Perhaps surprisingly, data scientists want simpler criteria for picking teams: who wins, who loses and who have you played. This is opposed to other explanatory variables used in more advanced metrics, like margin of victory and offensive/defensive efficiency. Coaches, on the other hand, would prefer more complex formulae for determining the tournament field. Logically, this approach makes more sense from their perspective, because of competition. If a coach has figured out a style of play or way to schedule opponents that increases the likelihood of making the tournament, they develop a competitive advantage. Data scientists want to keep it simple for fans, coaches want a figure out a competitive advantage.

Perhaps in this same spirit of transparency, the tournament selection committee released "in-season" projections for the first time ever, one month before Selection Sunday. It only has the top four seeds of every region, but it is added information for where highly ranked teams really sit. As with any analytic project, more data "usually" means more robust forecasts. Already, it is easier to make more accurate assumptions and offer a better glimpse as to what the committee is looking for.

However, these in-season projections do not include the full field of 68, and what usually causes the most consternation is simply who does and does not make the dance. While it makes sense not to include the full field because you have to assume certain conference champions in mid-major conferences, something that would include all "at large" teams would provide even more information as to the criteria for inclusion.

Nothing is easy about picking 68 teams to play in a tournament, and while analytics may be helpful in forecasting a Final Four, easy-to-understand criteria can help teams and fans quell any controversy.

Evaluating Your Bracket

Pasted Graphic 1The Law of Conservation of Mass tells us: matter is neither created nor destroyed.
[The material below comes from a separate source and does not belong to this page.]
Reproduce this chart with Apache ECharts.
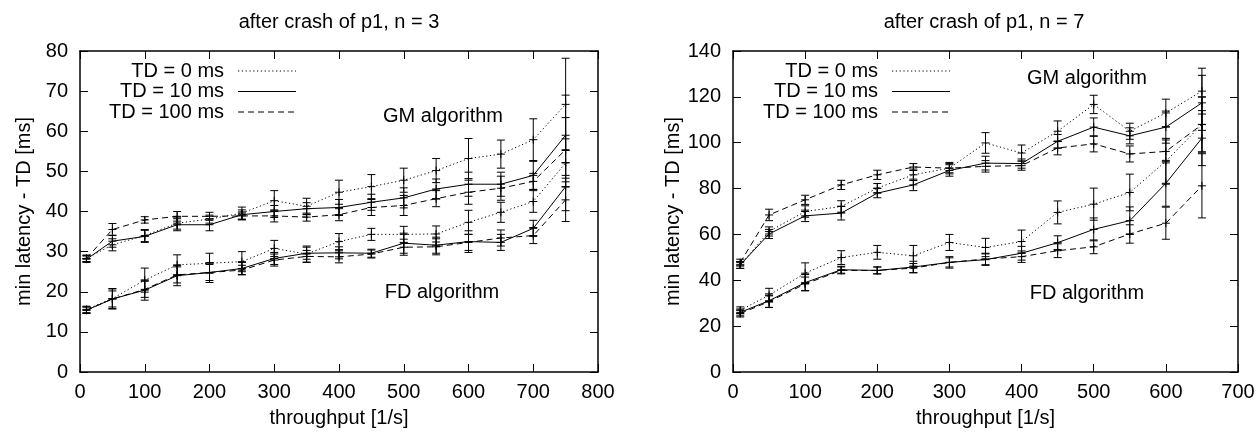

When you burn your horribly incorrect college basketball bracket, remember, you never destroyed it, it is in another form somewhere in the universe. So instead of ignoring your transgressions, let's embrace what still exists and see which approaches were the best when predicting who will be in the Final Four.

There's a one-seed (North Carolina), a couple of two-seeds (Villanova and Oklahoma) and a 10-seed (Syracuse). There is not as much parity with this quartet as with some tournaments in the last few years. Still, some of the favorites to win the National Championship did not survive the first two weeks of this crucible. For instance, the top three teams in the Pythagorean Rating at the end of the conference tournaments are not playing in Houston. In fact,
Syracuse did not even crack the top 25, until recently. ESPN's Basketball Power Index offers these rankings: North Carolina (1), Villanova (3), Oklahoma (6) and Syracuse (39). The LRMC Basketball Rankings still has its two, three and seven, but ranks the Orange 41st.

Some computer models have resorted to predictions without solely implementing historical data. How is this possible? Microsoft's search engine, Bing, uses social media to determine which teams will survive and advance.
It has already proven successful in other sporting events like the World Cup and NFL games. But how did it fare for this tournament? Sadly for Bing, it only predicted one Final Four team correctly (North Carolina). In fact, the system predicted the Orange to lose their first game.

It should be clear by now the two schools that ruined this tournament's predictiveness: Kansas and Syracuse. The Jayhawks were the top team by nearly all accounts, yet lost in the Regional Final,
perhaps uncharacteristically. At the other end of the spectrum, Syracuse could be the worst team ever to make the Final Four. There have been 11-seeds to make it to the final weekend of the season, but many debated if Syracuse even deserved to make the tournament. Their RPI was 72 at the time of selection, worse than other schools that were not chosen (e.g. Valparaiso, San Diego St. and St. Bonaventure). Instead of the favorite vying for the National Championship, it's the controversial at-large two wins away from glory.

Even listening to me would not have been wise. Using my own system, I only correctly predicted one team (and it was a different school than what I said was coming out of that Region on Fox 4). My National Champion was knocked out during the Elite Eight (Kansas) and my second place team lost in the First Round (Michigan St.).

So what is the best way to fill out your bracket for the next tournament?

I don't know.